A few interesting nuggets from the day:

  • Shanta Devrajan  started the day in great fashion, by stressing an oft-forgotten theme: India’s infrastructure deficit can be significantly reduced through reforms that will help existing assets. In other words, don’t just keep thinking and talking of new infrastructure all the time; tremendous value can come out of current infrastructure. The case study of Andhra Pradesh spending more on power subsidies than on the entire state health budget every year for the last 5 years was a true eye-opener!!! Make your power infrastructure more robust and value generating by eliminating subsidies, the farmers dont want them; they would rather pay for power that reaches them than free power which is unreliable, stolen by middlemen etc. I was mesmerized by this point of incredibly useless subsidies that continue because it will be non-popular politics.

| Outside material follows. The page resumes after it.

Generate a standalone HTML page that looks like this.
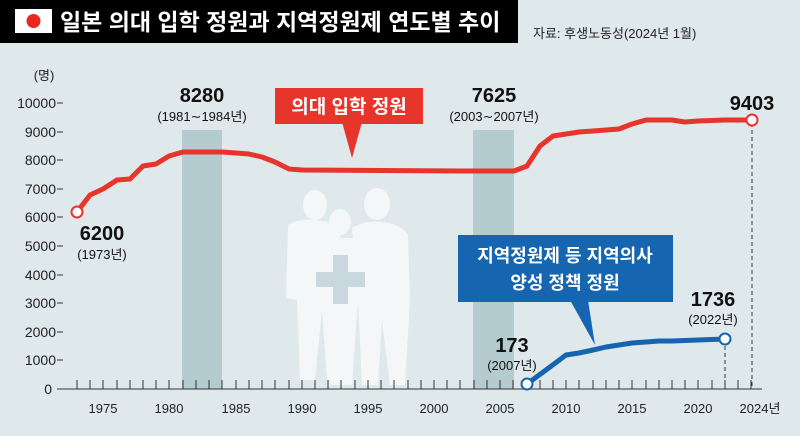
<!DOCTYPE html>
<html><head><meta charset="utf-8"><style>
body{margin:0;width:800px;height:431px;overflow:hidden;background:#dfe8eb;font-family:"Liberation Sans","Noto Sans CJK KR",sans-serif}
</style></head><body>
<svg width="800" height="431" viewBox="0 0 800 431" xmlns="http://www.w3.org/2000/svg" style="font-family:'Liberation Sans','Noto Sans CJK KR',sans-serif">
<rect width="800" height="431" fill="#dfe8eb"/>
<rect x="0" y="0" width="518" height="43" fill="#000"/>
<rect x="15" y="9" width="37" height="24" fill="#fff"/>
<circle cx="33.5" cy="21" r="7" fill="#e8281f"/>
<text x="60" y="30" fill="#fff" font-size="23" font-weight="bold">일본 의대 입학 정원과 지역정원제 연도별 추이</text>
<text x="533" y="38" fill="#222" font-size="13">자료: 후생노동성(2024년 1월)</text>
<!-- bands -->
<rect x="182" y="130" width="40" height="259" fill="#b4cbcf"/>
<rect x="473" y="130" width="41" height="259" fill="#b4cbcf"/>
<!-- silhouettes -->
<g fill="#f4f7f8">
<ellipse cx="315" cy="205" rx="12" ry="15"/>
<path d="M288 225 Q300 218 315 220 Q330 220 340 232 L345 300 L340 380 L327 380 L322 310 L315 380 L300 380 L297 300 L286 298 Z"/>
<ellipse cx="340" cy="222" rx="11" ry="13"/>
<path d="M325 238 L355 238 L358 300 L352 385 L330 385 Z"/>
<ellipse cx="377" cy="204" rx="13" ry="16"/>
<path d="M352 228 Q365 220 378 222 Q400 222 408 235 L410 300 L405 385 L390 385 L382 320 L378 385 L362 385 L358 300 Z"/>
</g>
<path d="M333 255 h15 v17 h17 v15 h-17 v17 h-15 v-17 h-17 v-15 h17 z" fill="#c8d8dc"/>
<!-- y axis -->
<g font-size="14" fill="#222" text-anchor="end">
<text x="44" y="80" text-anchor="middle" font-size="13">(명)</text>
<text x="56" y="108">10000</text><text x="56" y="137">9000</text><text x="56" y="165">8000</text>
<text x="56" y="194">7000</text><text x="56" y="222">6000</text><text x="56" y="251">5000</text>
<text x="56" y="280">4000</text><text x="56" y="308">3000</text><text x="56" y="337">2000</text>
<text x="56" y="365">1000</text><text x="52" y="394">0</text>
</g>
<g stroke="#333" stroke-width="1">
<path d="M57 103h6M57 132h6M57 160h6M57 189h6M57 217h6M57 246h6M57 275h6M57 303h6M57 332h6M57 360h6"/>
<line x1="57" y1="389" x2="762" y2="389"/>
<path id="t" d="M77 389v-9M90 389v-9M103 389v-9M117 389v-9M130 389v-9M143 389v-9M156 389v-9M169 389v-9M183 389v-9M196 389v-9M209 389v-9M222 389v-9M236 389v-9M249 389v-9M262 389v-9M275 389v-9M289 389v-9M302 389v-9M315 389v-9M328 389v-9M341 389v-9M355 389v-9M368 389v-9M381 389v-9M394 389v-9M408 389v-9M421 389v-9M434 389v-9M447 389v-9M460 389v-9M474 389v-9M487 389v-9M500 389v-9M513 389v-9M527 389v-9M540 389v-9M553 389v-9M566 389v-9M579 389v-9M593 389v-9M606 389v-9M619 389v-9M632 389v-9M646 389v-9M659 389v-9M672 389v-9M685 389v-9M698 389v-9M712 389v-9M725 389v-9M738 389v-9M751 389v-9"/>
</g>
<line x1="752" y1="123" x2="752" y2="389" stroke="#333" stroke-dasharray="4,3"/>
<line x1="725" y1="346" x2="725" y2="389" stroke="#333" stroke-dasharray="4,3"/>
<g font-size="13" fill="#222" text-anchor="middle">
<text x="103" y="413">1975</text><text x="169" y="413">1980</text><text x="236" y="413">1985</text>
<text x="302" y="413">1990</text><text x="368" y="413">1995</text><text x="434" y="413">2000</text>
<text x="500" y="413">2005</text><text x="566" y="413">2010</text><text x="632" y="413">2015</text>
<text x="698" y="413">2020</text><text x="760" y="413">2024년</text>
</g>
<!-- red line -->
<polyline fill="none" stroke="#e8352b" stroke-width="5" stroke-linejoin="round" points="77,212 90,195 103,189 117,180 130,179 143,166 156,164 169,156 183,152 222,152 236,153 249,154 262,157 275,162 289,169 302,170 460,171 514,171 527,166 540,146 553,136 566,134 579,132 593,131 606,130 619,129 632,124 646,120 659,120 672,120 685,122 698,121 725,120 752,120"/>
<circle cx="77" cy="212" r="5.5" fill="#fff" stroke="#e8352b" stroke-width="2"/>
<circle cx="752" cy="120" r="5.5" fill="#fff" stroke="#e8352b" stroke-width="2"/>
<!-- blue line -->
<polyline fill="none" stroke="#1565b0" stroke-width="5" stroke-linejoin="round" points="527,384 550,367 566,355 579,353 593,350 606,347 619,345 632,343 646,342 659,341 672,341 698,340 725,339"/>
<circle cx="527" cy="384" r="5.5" fill="#fff" stroke="#1565b0" stroke-width="2"/>
<circle cx="725" cy="339" r="5.5" fill="#fff" stroke="#1565b0" stroke-width="2"/>
<!-- labels -->
<g fill="#111" text-anchor="middle">
<text x="202" y="102" font-size="20" font-weight="bold">8280</text>
<text x="202" y="121" font-size="13">(1981∼1984년)</text>
<text x="494" y="102" font-size="20" font-weight="bold">7625</text>
<text x="494" y="121" font-size="13">(2003∼2007년)</text>
<text x="102" y="240" font-size="20" font-weight="bold">6200</text>
<text x="102" y="259" font-size="13">(1973년)</text>
<text x="752" y="110" font-size="20" font-weight="bold">9403</text>
<text x="713" y="306" font-size="20" font-weight="bold">1736</text>
<text x="713" y="324" font-size="13">(2022년)</text>
<text x="512" y="352" font-size="20" font-weight="bold">173</text>
<text x="512" y="370" font-size="13">(2007년)</text>
</g>
<!-- red callout -->
<path d="M342 122 L352 158 L362 122 Z" fill="#e8352b"/>
<rect x="275" y="88" width="148" height="36" fill="#e8352b"/>
<text x="349" y="113" fill="#fff" font-size="19" font-weight="bold" text-anchor="middle">의대 입학 정원</text>
<!-- blue callout -->
<path d="M570 300 L595 345 L588 300 Z" fill="#1565b0"/>
<rect x="458" y="235" width="215" height="67" fill="#1565b0"/>
<text x="565" y="262" fill="#fff" font-size="18" font-weight="bold" text-anchor="middle">지역정원제 등 지역의사</text>
<text x="565" y="289" fill="#fff" font-size="18" font-weight="bold" text-anchor="middle">양성 정책 정원</text>
</svg>
</body></html>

  • Rajiv Lall spoke really well I heard but unfortunately could not attend his speech. He did talk a bit on the under utilized branch network of Public sector banks, that should help debt penetration in future
  • The financing panel had very interesting views on how the Public sector banks are still not asset heavy as required, and there is huge shortage of quality PPP project sponsors like GMR etc. The technical details of how longer-term debt will help infra projects a lot but not given by Indian banks because of their asset-liability mismatch
  • Praful Patel mentioned that the multiplicity of agencies needs to be simplified to make Tier II and III airports a success. He also said that our carbon footprint is not comparable to the developed world but we are still employing the best environmental practices for all new projects.
  • The High commissioner of India to UK ended the day with witty comments about our choice of venue (royal college of obstetricians and gynecologists). He made many interesting remarks, the best being on grievance management; that India must manage the growing tensions that will come up with high-speed development, between regions, classes, industries.